Hussein EL HAJJ is a graduate of the Faculty of Arts in the Department of English at Cairo University. While at college, he began reciting poems, acting in plays and short movies, writing and translating poetry, articles, and short stories published in print and in online magazines, as well as keeping a personal blog. The transition from the arts to deep socio-political issues after the revolution was what brought him to CILAS in 2014.
Doaa Shahin currently works as a co- fellow for the natural science field of study at CILAS and as a director of the media lab. She also works as a part-time translator for Huffington post. She had graduated from the faculty of mass communication and had worked in various journalistic institutions. She uses writing and photography as tools to express and communicate with herself and the other. Doaa is a person who never stops asking questions, and making weird connections. What makes her extremely curious nature embraceable is her chilled flexible attitude toward her wonderings. She is a philosophy enthusiast who brings abstract concepts and theories back to the everyday life and in relation to the human self. Doaa usually challenges her comfort zones. She is currently interested in exploring how our bodies can be a tool to express and connect, and how that could be different than using verbal language.

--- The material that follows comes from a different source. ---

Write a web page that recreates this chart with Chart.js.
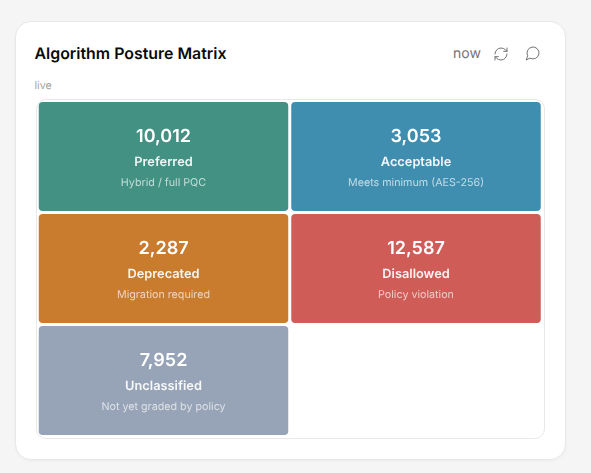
<!DOCTYPE html>
<html>
<head>
<meta charset="utf-8">
<script src="https://cdn.jsdelivr.net/npm/chart.js@4"></script>
<style>
html,body{margin:0;padding:0;width:591px;height:473px;overflow:hidden;background:#f5f5f5;font-family:Inter,sans-serif;text-rendering:geometricPrecision}
.card{position:absolute;left:14.5px;top:20.5px;width:551px;height:439px;box-sizing:border-box;background:#fff;border:1px solid #e8e8e8;border-radius:16px;box-shadow:0 1px 3px rgba(0,0,0,.04)}
.title{position:absolute;left:34.5px;top:43.5px;font-size:15.9px;line-height:20px;font-weight:600;color:#0a0a0a}
.now{position:absolute;left:453px;top:44px;font-size:14px;line-height:20px;color:#737373}
.sub{position:absolute;left:34.5px;top:78.5px;font-size:10.72px;line-height:14px;color:#a3a3a3}
.icon{position:absolute;width:16px;height:16px;fill:none;stroke:#737373;stroke-width:1.5;stroke-linecap:round;stroke-linejoin:round}
.frame{position:absolute;left:35.5px;top:98.5px;width:509px;height:340px;box-sizing:border-box;border:1px solid #e8e8e8;border-radius:10px}
.wrap{position:absolute;left:37px;top:100px;width:506px;height:337px}
canvas{display:block}
</style>
</head>
<body>
<div class="card"></div>
<div class="title">Algorithm Posture Matrix</div>
<div class="now">now</div>
<svg class="icon" style="left:493px;top:45.5px" viewBox="0 0 24 24"><path d="M3 12a9 9 0 0 1 9-9 9.75 9.75 0 0 1 6.74 2.74L21 8"/><path d="M21 3v5h-5"/><path d="M21 12a9 9 0 0 1-9 9 9.75 9.75 0 0 1-6.74-2.74L3 16"/><path d="M8 16H3v5"/></svg>
<svg class="icon" style="left:525px;top:45px" viewBox="0 0 24 24"><path d="M7.9 20A9 9 0 1 0 4 16.1L2 22Z"/></svg>
<div class="sub">live</div>
<div class="frame"></div>
<div class="wrap"><canvas id="c" width="506" height="337"></canvas></div>
<script>
const columns = ['left', 'right'];
const categories = ['Preferred', 'Acceptable', 'Deprecated', 'Disallowed', 'Unclassified'];
const counts = [10012, 3053, 2287, 12587, 7952];
const notes = ['Hybrid / full PQC', 'Meets minimum (AES-256)', 'Migration required', 'Policy violation', 'Not yet graded by policy'];
const cellColumn = ['left', 'right', 'left', 'right', 'left'];
const cellRow = [0, 0, 1, 1, 2];
const colors = ['#429183', '#3f8eaf', '#c97b2e', '#d05c58', '#97a3b6'];

const rowGap = 1.5 / 112;

const cellText = {
  id: 'cellText',
  afterDatasetsDraw(chart) {
    const ctx = chart.ctx;
    const bars = chart.getDatasetMeta(0).data;
    ctx.save();
    ctx.textAlign = 'center';
    ctx.textBaseline = 'middle';
    ctx.textRendering = 'geometricPrecision';
    ctx.fontKerning = 'normal';
    bars.forEach((bar, i) => {
      const x = bar.x, y = (bar.y + bar.base) / 2;
      ctx.fillStyle = '#ffffff';
      ctx.font = '600 18px Inter';
      ctx.fillText(counts[i].toLocaleString('en-US'), x, y - 20);
      ctx.fillStyle = 'rgba(255,255,255,0.92)';
      ctx.font = '600 12.8px Inter';
      ctx.fillText(categories[i], x, y + 5.5);
      ctx.fillStyle = 'rgba(255,255,255,0.68)';
      ctx.font = '400 10.72px Inter';
      ctx.fillText(notes[i], x, y + 26);
    });
    ctx.restore();
  }
};

new Chart(document.getElementById('c'), {
  type: 'bar',
  data: {
    labels: columns,
    datasets: [{
      data: categories.map((_, i) => ({ x: cellColumn[i], y: [cellRow[i] + rowGap, cellRow[i] + 1 - rowGap] })),
      backgroundColor: colors,
      borderWidth: 0,
      borderRadius: 4,
      borderSkipped: false,
      barPercentage: 249.5 / 252.5,
      categoryPercentage: 1
    }]
  },
  options: {
    responsive: false,
    animation: false,
    devicePixelRatio: 1,
    layout: { padding: { left: 0.25, top: 0.5, right: 0.75, bottom: 0.5 } },
    plugins: { legend: { display: false }, tooltip: { enabled: false } },
    scales: {
      x: { type: 'category', display: false },
      y: { type: 'linear', display: false, min: 0, max: 3, reverse: true }
    }
  },
  plugins: [cellText]
});
</script>
</body>
</html>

Alaa el-Bannan is this year's Arts and Culture co-fellow, Space lab director, and a previous CILAS student. She is currently working on developing her interdisciplinary art practice focusing on creative writing and drawing as a form. She studied media and mass communication, and had worked as a copywriter, an editor, and in the NGO sector for a while. Alaa's now interested in consciousness as a theme, and in experimentation as an approach. She believes in acceptance as a way to deal with the random, chaotic nature of reality, and believes in imagination as a way to expand her life experience. She refuses the distinction between reality and imagination as for her both are two faces of one thing and both feed each other. She daydreams and practices martial arts.